Collected material ->
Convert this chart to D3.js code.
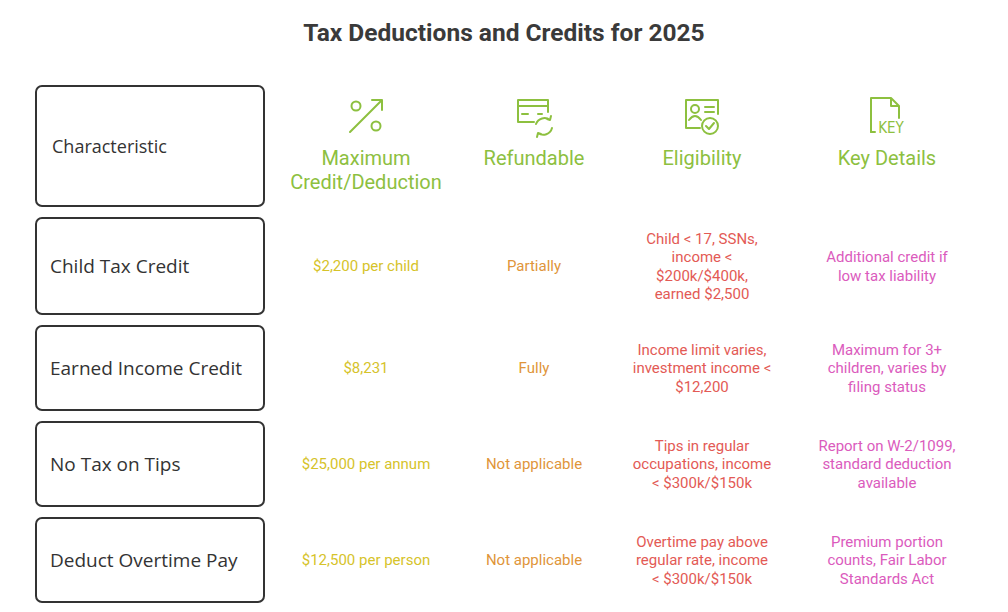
<!DOCTYPE html>
<html><head><meta charset="utf-8">
<script src="https://cdn.jsdelivr.net/npm/d3@7"></script>
<style>body{margin:0;background:#fff}</style>
</head><body><svg id="c" width="1008" height="612"></svg>
<script>
// table content
const columns = ['Maximum\nCredit/Deduction', 'Refundable', 'Eligibility', 'Key Details'];
const rowLabels = ['Child Tax Credit', 'Earned Income Credit', 'No Tax on Tips', 'Deduct Overtime Pay'];
const maxCredit = ['$2,200 per child', '$8,231', '$25,000 per annum', '$12,500 per person'];
const refundable = ['Partially', 'Fully', 'Not applicable', 'Not applicable'];
const eligibility = [
  'Child < 17, SSNs,\nincome <\n$200k/$400k,\nearned $2,500',
  'Income limit varies,\ninvestment income <\n$12,200',
  'Tips in regular\noccupations, income\n< $300k/$150k',
  'Overtime pay above\nregular rate, income\n< $300k/$150k'
];
const keyDetails = [
  'Additional credit if\nlow tax liability',
  'Maximum for 3+\nchildren, varies by\nfiling status',
  'Report on W-2/1099,\nstandard deduction\navailable',
  'Premium portion\ncounts, Fair Labor\nStandards Act'
];
const colColors = ['#d6c32a', '#e0953a', '#e35a55', '#db5bbd'];
const green = '#8dc03f';

const svg = d3.select('#c');
svg.append('text').attr('x', 504).attr('y', 41).attr('text-anchor', 'middle')
  .attr('font-family', 'Roboto').attr('font-weight', 'bold').attr('font-size', 24.5)
  .attr('fill', '#3a3a3a').text('Tax Deductions and Credits for 2025');

// rows: header + 4 body rows
const rowTops = [86, 218, 326, 422, 518];
const rowH = [120, 96, 84, 84, 84];
const colX = [366, 534, 702, 887];

const allRows = ['Characteristic'].concat(rowLabels);
allRows.forEach((lab, i) => {
  svg.append('rect').attr('x', 36).attr('y', rowTops[i]).attr('width', 228).attr('height', rowH[i])
    .attr('rx', 6).attr('fill', '#fff').attr('stroke', '#333').attr('stroke-width', 2);
  svg.append('text').attr('x', i === 0 ? 52 : 50).attr('y', rowTops[i] + rowH[i] / 2 + 7)
    .attr('font-family', 'Open Sans').attr('font-size', i === 0 ? 18 : 19).attr('fill', '#333').text(lab);
});

function multi(g, str, cx, cy, size, color, lh) {
  const lines = str.split('\n');
  const t = g.append('text').attr('text-anchor', 'middle').attr('font-family', 'Roboto')
    .attr('font-size', size).attr('fill', color);
  lines.forEach((l, k) => t.append('tspan').attr('x', cx)
    .attr('y', cy + (k - (lines.length - 1) / 2) * lh + size * 0.35).text(l));
}

// header texts
columns.forEach((c, j) => {
  const t = svg.append('text').attr('text-anchor', 'middle').attr('font-family', 'Roboto')
    .attr('font-size', 20).attr('fill', green);
  c.split('\n').forEach((l, k) => t.append('tspan').attr('x', colX[j]).attr('y', 165 + k * 24).text(l));
});

// icons
const ic = svg.append('g').attr('fill', 'none').attr('stroke', green).attr('stroke-width', 2)
  .attr('stroke-linecap', 'round').attr('stroke-linejoin', 'round');
// percent
let g = ic.append('g').attr('transform', `translate(${colX[0]},116)`);
g.append('circle').attr('cx', -10).attr('cy', -10).attr('r', 4.5);
g.append('circle').attr('cx', 10).attr('cy', 10).attr('r', 4.5);
g.append('path').attr('d', 'M-16,16 L16,-16 M6,-16 L16,-16 L16,-6');
// card with arrows
g = ic.append('g').attr('transform', `translate(${colX[1]},116)`);
g.append('path').attr('d', 'M0,6 L-16,6 L-16,-16 L14,-16 L14,-4');
g.append('path').attr('d', 'M-16,-10 L14,-10 M-12,-2 L-6,-2 M4,-2 L8,-2');
g.append('path').attr('d', 'M2,8 A9,9 0 0 1 16,4 M18,12 A9,9 0 0 1 4,17 M13,3 L16,4 L17,0 M7,18 L4,17 L3,21');
// id card with check
g = ic.append('g').attr('transform', `translate(${colX[2]},116)`);
g.append('path').attr('d', 'M-2,12 L-16,12 L-16,-16 L16,-16 L16,-2');
g.append('circle').attr('cx', -7).attr('cy', -7).attr('r', 4);
g.append('path').attr('d', 'M-13,4 Q-7,-4 -1,4 M3,-9 L12,-9 M3,-4 L12,-4');
g.append('circle').attr('cx', 8).attr('cy', 10).attr('r', 8);
g.append('path').attr('d', 'M4,10 L7,13 L12,7');
// document KEY
g = ic.append('g').attr('transform', `translate(${colX[3]},116)`);
g.append('path').attr('d', 'M-16,16 L-16,-18 L4,-18 L12,-10 L12,2 M4,-18 L4,-10 L12,-10');
g.append('path').attr('d', 'M-16,16 L-12,16');
svg.append('text').attr('x', colX[3] + 4).attr('y', 133).attr('text-anchor', 'middle')
  .attr('font-family', 'DejaVu Sans Condensed').attr('font-size', 15).attr('fill', green).text('KEY');

// body cells
const cols = [maxCredit, refundable, eligibility, keyDetails];
rowLabels.forEach((r, i) => {
  const cy = rowTops[i + 1] + rowH[i + 1] / 2;
  cols.forEach((arr, j) => multi(svg, arr[i], colX[j], cy, 15, colColors[j], 18.5));
});
</script></body></html>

Your instructions ->
Print the full listing exactly, dropping the pictures.

Final result ->
Convert this chart to D3.js code.
<!DOCTYPE html>
<html><head><meta charset="utf-8">
<script src="https://cdn.jsdelivr.net/npm/d3@7"></script>
<style>body{margin:0;background:#fff}</style>
</head><body><svg id="c" width="1008" height="612"></svg>
<script>
// table content
const columns = ['Maximum\nCredit/Deduction', 'Refundable', 'Eligibility', 'Key Details'];
const rowLabels = ['Child Tax Credit', 'Earned Income Credit', 'No Tax on Tips', 'Deduct Overtime Pay'];
const maxCredit = ['$2,200 per child', '$8,231', '$25,000 per annum', '$12,500 per person'];
const refundable = ['Partially', 'Fully', 'Not applicable', 'Not applicable'];
const eligibility = [
  'Child < 17, SSNs,\nincome <\n$200k/$400k,\nearned $2,500',
  'Income limit varies,\ninvestment income <\n$12,200',
  'Tips in regular\noccupations, income\n< $300k/$150k',
  'Overtime pay above\nregular rate, income\n< $300k/$150k'
];
const keyDetails = [
  'Additional credit if\nlow tax liability',
  'Maximum for 3+\nchildren, varies by\nfiling status',
  'Report on W-2/1099,\nstandard deduction\navailable',
  'Premium portion\ncounts, Fair Labor\nStandards Act'
];
const colColors = ['#d6c32a', '#e0953a', '#e35a55', '#db5bbd'];
const green = '#8dc03f';

const svg = d3.select('#c');
svg.append('text').attr('x', 504).attr('y', 41).attr('text-anchor', 'middle')
  .attr('font-family', 'Roboto').attr('font-weight', 'bold').attr('font-size', 24.5)
  .attr('fill', '#3a3a3a').text('Tax Deductions and Credits for 2025');

// rows: header + 4 body rows
const rowTops = [86, 218, 326, 422, 518];
const rowH = [120, 96, 84, 84, 84];
const colX = [366, 534, 702, 887];

const allRows = ['Characteristic'].concat(rowLabels);
allRows.forEach((lab, i) => {
  svg.append('rect').attr('x', 36).attr('y', rowTops[i]).attr('width', 228).attr('height', rowH[i])
    .attr('rx', 6).attr('fill', '#fff').attr('stroke', '#333').attr('stroke-width', 2);
  svg.append('text').attr('x', i === 0 ? 52 : 50).attr('y', rowTops[i] + rowH[i] / 2 + 7)
    .attr('font-family', 'Open Sans').attr('font-size', i === 0 ? 18 : 19).attr('fill', '#333').text(lab);
});

function multi(g, str, cx, cy, size, color, lh) {
  const lines = str.split('\n');
  const t = g.append('text').attr('text-anchor', 'middle').attr('font-family', 'Roboto')
    .attr('font-size', size).attr('fill', color);
  lines.forEach((l, k) => t.append('tspan').attr('x', cx)
    .attr('y', cy + (k - (lines.length - 1) / 2) * lh + size * 0.35).text(l));
}

// header texts
columns.forEach((c, j) => {
  const t = svg.append('text').attr('text-anchor', 'middle').attr('font-family', 'Roboto')
    .attr('font-size', 20).attr('fill', green);
  c.split('\n').forEach((l, k) => t.append('tspan').attr('x', colX[j]).attr('y', 165 + k * 24).text(l));
});

// icons
const ic = svg.append('g').attr('fill', 'none').attr('stroke', green).attr('stroke-width', 2)
  .attr('stroke-linecap', 'round').attr('stroke-linejoin', 'round');
// percent
let g = ic.append('g').attr('transform', `translate(${colX[0]},116)`);
g.append('circle').attr('cx', -10).attr('cy', -10).attr('r', 4.5);
g.append('circle').attr('cx', 10).attr('cy', 10).attr('r', 4.5);
g.append('path').attr('d', 'M-16,16 L16,-16 M6,-16 L16,-16 L16,-6');
// card with arrows
g = ic.append('g').attr('transform', `translate(${colX[1]},116)`);
g.append('path').attr('d', 'M0,6 L-16,6 L-16,-16 L14,-16 L14,-4');
g.append('path').attr('d', 'M-16,-10 L14,-10 M-12,-2 L-6,-2 M4,-2 L8,-2');
g.append('path').attr('d', 'M2,8 A9,9 0 0 1 16,4 M18,12 A9,9 0 0 1 4,17 M13,3 L16,4 L17,0 M7,18 L4,17 L3,21');
// id card with check
g = ic.append('g').attr('transform', `translate(${colX[2]},116)`);
g.append('path').attr('d', 'M-2,12 L-16,12 L-16,-16 L16,-16 L16,-2');
g.append('circle').attr('cx', -7).attr('cy', -7).attr('r', 4);
g.append('path').attr('d', 'M-13,4 Q-7,-4 -1,4 M3,-9 L12,-9 M3,-4 L12,-4');
g.append('circle').attr('cx', 8).attr('cy', 10).attr('r', 8);
g.append('path').attr('d', 'M4,10 L7,13 L12,7');
// document KEY
g = ic.append('g').attr('transform', `translate(${colX[3]},116)`);
g.append('path').attr('d', 'M-16,16 L-16,-18 L4,-18 L12,-10 L12,2 M4,-18 L4,-10 L12,-10');
g.append('path').attr('d', 'M-16,16 L-12,16');
svg.append('text').attr('x', colX[3] + 4).attr('y', 133).attr('text-anchor', 'middle')
  .attr('font-family', 'DejaVu Sans Condensed').attr('font-size', 15).attr('fill', green).text('KEY');

// body cells
const cols = [maxCredit, refundable, eligibility, keyDetails];
rowLabels.forEach((r, i) => {
  const cy = rowTops[i + 1] + rowH[i + 1] / 2;
  cols.forEach((arr, j) => multi(svg, arr[i], colX[j], cy, 15, colColors[j], 18.5));
});
</script></body></html>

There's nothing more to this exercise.